Qual o objetivo da ação, então, se em termos eleitorais tudo indica que foi um tiro no pé das chances de reeleição de Bolsonaro? Nas palavras de Gaspari: “Roberto Jefferson dizia ser a semente de alguma coisa, mas não se sabe o que é”.
Reportagem do TAB traz uma pista: a semente frutifica junto ao neonazismo brasileiro.
Herói no Telegram
Dias depois da prisão, em Santa Catarina, de um grupo de jovens acusados de compor uma célula neonazista, o atentado de Roberto Jefferson em resistência a uma ordem judicial foi celebrado em canais supremacistas na rede social Telegram como “um exemplo” a ser seguido por apoiadores de Jair Bolsonaro, especialmente com a proximidade do segundo turno das eleições presidenciais.
Na maioria dos grupos de militância bolsonarista, alguns com mais de 30 mil membros, o apoio a Jefferson foi abraçado de início, mas abandonado após o pronunciamento do presidente repudiando o ato. Em contraponto, nos canais de extrema-direita do Telegram, onde circulam conteúdos misóginos, racistas e antissemitas, ele foi exaltado como herói.
“Muitos defendem em altos brados o uso de armas para defenderem suas vidas e propriedade, mas quando a teoria é aplicada à prática, revelam que não são menos dóceis e submissos que o próximo rebanho”, diz um texto assinado como “Orgulho Branco”. “Leis não são sagradas, mas os princípios sim”, acrescenta.
Segundo a reportagem, parte dos grupos neonazistas não apoia Bolsonaro, mas o ataque de Jefferson “rompeu a bolha” e foi bem recebido por usuários mais radicalizados. Vídeos comparando o ex-deputado ao personagem Scarface e exaltando-o como herói nacional ganharam curtidas e aplausos.
Pegar em armas
Alguns membros dos grupos receberam a notícia como uma convocação para se armarem e partirem para a ação. “Fico no aguardo dos próximos episódios, talvez tenhamos que nos envolver pessoalmente nessa história, muito além dos votos e dos memes”, escreveu um deles. “Aconselho quem não tem, tirar seu CAC enquanto pode”, sugeriu outro. CAC é a licença de posse e porte de armas para colecionadores, atiradores esportivos e caçadores.
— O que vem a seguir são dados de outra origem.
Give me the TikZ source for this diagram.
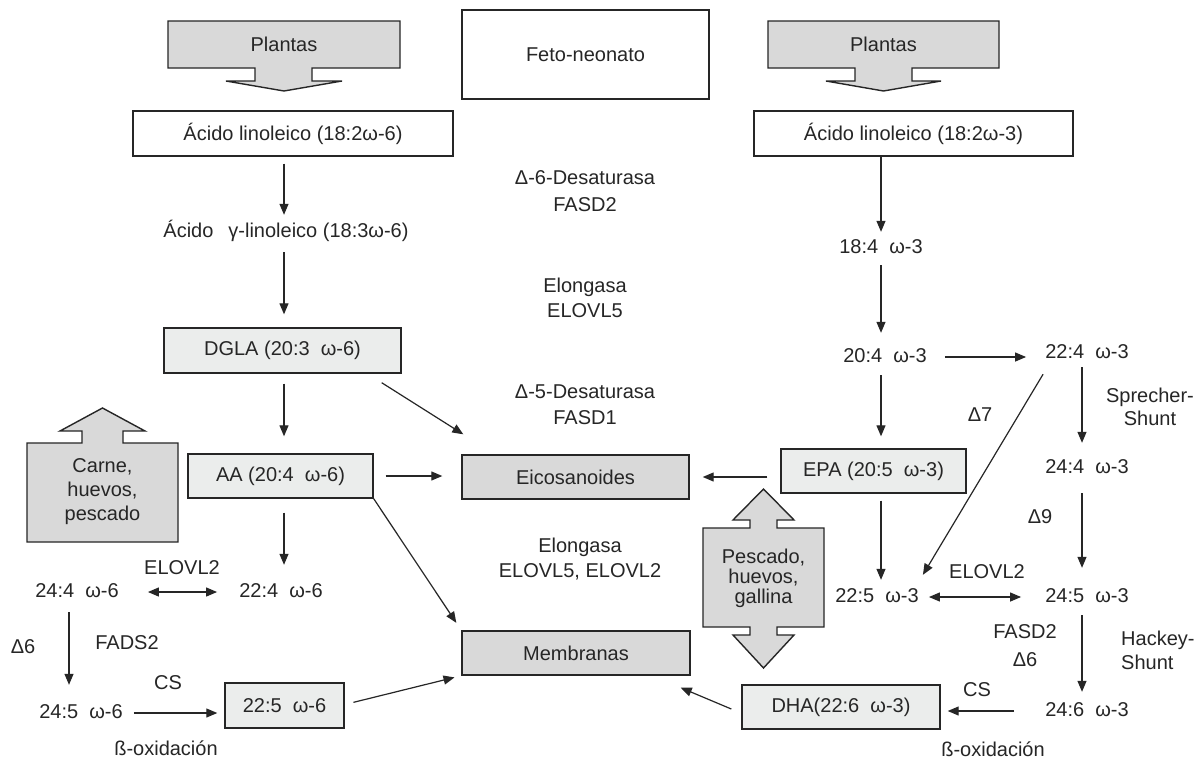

Canais que já tinham um discurso violento usaram o caso para subir o tom de seu racismo e antissemitismo. Em 2021, Roberto Jefferson postou conteúdo antissemita no Instagram, associando os judeus a infanticídio.
Para o sociólogo Michel Gherman, professor da UFRJ e pesquisador do Centro de Estudos do Antissemitismo da Universidade Hebraica de Jerusalém, o ataque de Jefferson à PF “foi uma sinalização” para que grupos extremistas “pudessem colocar seus planos de radicalização em marcha”. “Segundo Gherman, Jefferson se tornou um amálgama de símbolos caros a grupos extremistas (o culto às armas, o antissemitismo e a misoginia), desde passou a ser um defensor ferrenho de Bolsonaro”.
Explode o neonazismo no Brasil
Em pouco mais de dois anos (janeiro de 2019 a maio de 2021), o registro de grupos neonazistas no Brasil cresceu 270%, com 530 grupo mapeados, que podem reunir até 10 mil pessoas.